Still, he went to audition after audition. “And I would never get the job in the beginning,” he says. “I guess the key is, no matter how many times you fall over, you dust yourself off and you keep moving.”
That tenacity paid off when Winkler was chosen to play Arthur Fonzarelli in 1973, opposite Ron Howard on Happy Days. He soon became the sitcom’s most enduring character, and won two Golden Globe best actor awards for the inimitable Fonz.
But acting roles didn’t come so easily after Happy Days, he says. “I was being typecast. I was so well known as a character people would say, ‘He’s really good, but…’ ” Winkler says that’s when he started producing (“out of desperation”), venturing into uncharted territory, a pattern that has informed his career from the start.
“Don’t get typecast in your own life,” he says. “You cannot assume that somebody can define you. You cannot assume that the other person is right. No matter how they say it to you, no matter with how much force they say, ‘Oh my god, you’ll never make it; oh my god, you’re not bright; you could never do this’—that’s one person. I can’t tell you how many people told me I would never be an actor.”

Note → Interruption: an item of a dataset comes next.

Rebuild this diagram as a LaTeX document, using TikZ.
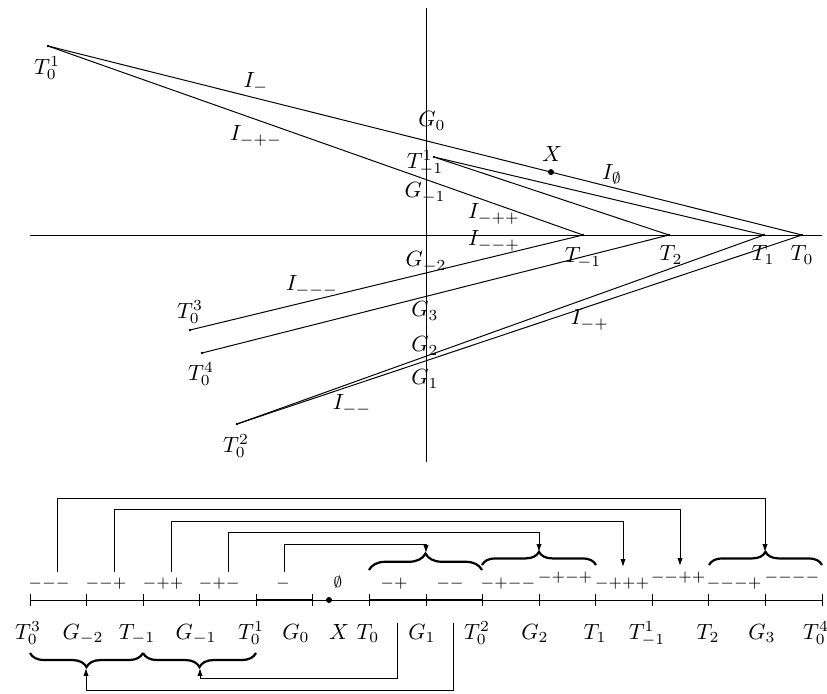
\documentclass[tikz,border=0pt]{standalone}
\usetikzlibrary{arrows.meta,decorations.pathreplacing,calc}
\begin{document}
\begin{tikzpicture}[x=0.4547pt,y=-0.4547pt,line width=0.45pt,
  lbl/.style={inner sep=0pt},
  blbl/.style={inner sep=0pt,anchor=base},
  sgn/.style={inner sep=0pt,anchor=base,font=\scriptsize},
  brc/.style={decorate,decoration={brace,amplitude=#1},line width=1pt},
  conn/.style={-{Latex[length=3.6pt,width=2.4pt]}},
  seg/.style={line width=1.1pt}]
\useasboundingbox (0,0) rectangle (827,693);
% ---------- top diagram ----------
\coordinate (hl) at (30,235);
\coordinate (hr) at (822,235);
\coordinate (vt) at (426,8);
\coordinate (vb) at (426,462);
\draw (hl) -- (hr);
\draw (vt) -- (vb);
\coordinate (T01) at (48,46);
\coordinate (T0) at (802,235);
\coordinate (T1) at (764,235);
\coordinate (T2) at (669,235);
\coordinate (Tm1) at (583,235);
\coordinate (T1m1) at (434,157);
\coordinate (T03) at (190,330);
\coordinate (T04) at (202,353);
\coordinate (T02) at (237,424);
\coordinate (X) at ($(T01)!0.6671!(T0)$);
\draw (T01) -- (T0);
\draw (T01) -- (Tm1);
\draw (T1m1) -- (T2);
\draw (T1m1) -- (T1);
\draw (T03) -- (Tm1);
\draw (T04) -- (T2);
\draw (T02) -- (T1);
\draw (T02) -- (T0);
\foreach \p in {T01,T0,T1,T2,Tm1,T1m1,T03,T04,T02}{\fill (\p) circle (1.3);}
\fill (X) circle (3);
% labels
\node[lbl] (lT01) at (47,68) {$T_0^1$};
\node[lbl] (lIm) at (256,83) {$I_-$};
\node[lbl] (lImpm) at (256,136) {$I_{-+-}$};
\node[lbl] (lG0) at (432,121) {$G_0$};
\node[lbl] (lT1m1) at (425,163) {$T_{-1}^1$};
\node[lbl] (lX) at (552,154) {$X$};
\node[lbl] (lIe) at (612,174) {$I_\emptyset$};
\node[lbl] (lGm1) at (425,193) {$G_{-1}$};
\node[lbl] (lImpp) at (494,214) {$I_{-++}$};
\node[lbl] (lImmp) at (494,241) {$I_{--+}$};
\node[lbl] (lTm1) at (583,258) {$T_{-1}$};
\node[lbl] (lT2) at (671,255) {$T_2$};
\node[lbl] (lT1) at (763,255) {$T_1$};
\node[lbl] (lT0) at (802,255) {$T_0$};
\node[lbl] (lGm2) at (426,262) {$G_{-2}$};
\node[lbl] (lImmm) at (312,286) {$I_{---}$};
\node[lbl] (lT03) at (190,312) {$T_0^3$};
\node[lbl] (lG3) at (425,311) {$G_3$};
\node[lbl] (lImp) at (590,320) {$I_{-+}$};
\node[lbl] (lG2) at (425,346) {$G_2$};
\node[lbl] (lT04) at (201,374) {$T_0^4$};
\node[lbl] (lG1) at (425,379) {$G_1$};
\node[lbl] (lImm) at (352,405) {$I_{--}$};
\node[lbl] (lT02) at (236,446) {$T_0^2$};
% ---------- bottom timeline ----------
\foreach \i in {0,...,14}{\coordinate (t\i) at ({30+\i*56.5714},600);}
\draw (t0) -- (t14);
\draw[seg] (t4) -- (t5);
\draw[seg] (t6) -- (t8);
\foreach \i in {0,...,14}{\draw ($(t\i)+(0,-6)$) -- ($(t\i)+(0,6)$);}
\coordinate (tX) at (329,600);
\fill (tX) circle (3);
% labels under the line
\node[blbl] (bT03) at (28,639) {$T_0^3$};
\node[blbl] (bGm2) at (83,639) {$G_{-2}$};
\node[blbl] (bTm1) at (137,639) {$T_{-1}$};
\node[blbl] (bGm1) at (196,639) {$G_{-1}$};
\node[blbl] (bT01) at (251,639) {$T_0^1$};
\node[blbl] (bG0) at (296,639) {$G_0$};
\node[blbl] (bX) at (339,639) {$X$};
\node[blbl] (bT0) at (368,639) {$T_0$};
\node[blbl] (bG1) at (422,639) {$G_1$};
\node[blbl] (bT02) at (477,639) {$T_0^2$};
\node[blbl] (bG2) at (535,639) {$G_2$};
\node[blbl] (bT1) at (595,639) {$T_1$};
\node[blbl] (bT1m1) at (647,639) {$T_{-1}^1$};
\node[blbl] (bT2) at (708,639) {$T_2$};
\node[blbl] (bG3) at (762,639) {$G_3$};
\node[blbl] (bT04) at (816,639) {$T_0^4$};
% sign labels above the line
\node[sgn] (s1) at (49,587) {${-}{-}{-}$};
\node[sgn] (s2) at (106,587) {${-}{-}{+}$};
\node[sgn] (s3) at (163,587) {${-}{+}{+}$};
\node[sgn] (s4) at (219,587) {${-}{+}{-}$};
\node[sgn] (s5) at (283,587) {${-}$};
\node[sgn] (s6) at (338,587) {$\emptyset$};
\node[sgn] (s7) at (394,587) {${-}{+}$};
\node[sgn] (s8) at (450,587) {${-}{-}$};
\node[sgn] (s9) at (508,587) {${-}{+}{-}{-}$};
\node[sgn] (s10) at (565,581) {${-}{+}{-}{+}$};
\node[sgn] (s11) at (622,587) {${-}{+}{+}{+}$};
\node[sgn] (s12) at (678,581) {${-}{-}{+}{+}$};
\node[sgn] (s13) at (734,587) {${-}{-}{-}{+}$};
\node[sgn] (s14) at (792,581) {${-}{-}{-}{-}$};
% braces
\draw[brc=7.5pt] (369,570) -- (482,570);
\draw[brc=6pt] (482,565) -- (596,565);
\draw[brc=6pt] (709,565) -- (822,565);
\draw[brc=6.4pt] (143,653) -- (30,653);
\draw[brc=6.4pt] (256,653) -- (143,653);
\coordinate (b1) at (426,553);
\coordinate (b2) at (539,552);
\coordinate (b3) at (765,552);
\coordinate (b4) at (86,668);
\coordinate (b5) at (200,668);
% upper connectors
\coordinate (c1) at (57,572);
\coordinate (c2) at (114,572);
\coordinate (c3) at (171,572);
\coordinate (c4) at (228,572);
\coordinate (c5) at (284,572);
\coordinate (e2) at (680,566);
\coordinate (e3) at (623,567);
\draw[conn] (c1) -- (57,498) -| (b3);
\draw[conn] (c2) -- (114,509.5) -| (e2);
\draw[conn] (c3) -- (171,521) -| (e3);
\draw[conn] (c4) -- (228,532.5) -| (b2);
\draw[conn] (c5) -- (284,544) -| (b1);
% lower connectors
\coordinate (d1) at (397,623);
\coordinate (d2) at (453,623);
\draw[conn] (d1) -- (397,678) -| (b5);
\draw[conn] (d2) -- (453,690) -| (b4);
\end{tikzpicture}
\end{document}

Since then, Winkler’s work as an actor has been extensive, from roles in television series like MacGyver, Law and Order, South Park and Arrested Development to countless movies and plays. But that’s only part of the story; he is also a prodigious producer and director.
His list of credits is lengthy, but the dyslexia persists. “You do not overcome dyslexia,” he says. “You learn to negotiate it.” These days, he says it helps to be hyper-organized, to read scripts very slowly, and to tap into the notion of possibility.
“The moment you think about trying something new, you can either say—like I did the first time someone mentioned writing books to me—‘I’m sorry, I can’t do that; it’s out of the question, forget it.’ You just dismiss it through your lack of confidence and your lack of imagination. The next time the suggestion was made to me, I was in a different place in my mind and my feelings and I just said ‘OK.’ And then you put one foot in front of the other and you wind up at your destination.”
This attitude is at the root of Winkler’s success, both personally and professionally: the ability to keep going, regardless of the obstacles in front of him. This is how he discovered his own talent and his own role as an inspiration for others.
“What I say when I speak publicly is that everyone in the room has greatness in them,” he says. “It’s just that so many of us are willing to second-guess ourselves and say, ‘No, that couldn’t possibly be the truth.’ And children have a wonderful gift. They have to figure out what that gift is, dig it out and give it to the world—and it could be anything.”
Winkler’s own life reflects that ability. He likes to refer to a quote by Theodor Herzl, the founder of Zionism, who once said, “If you will it, it is no dream.”
“That has become the cornerstone of my life,” Winkler says.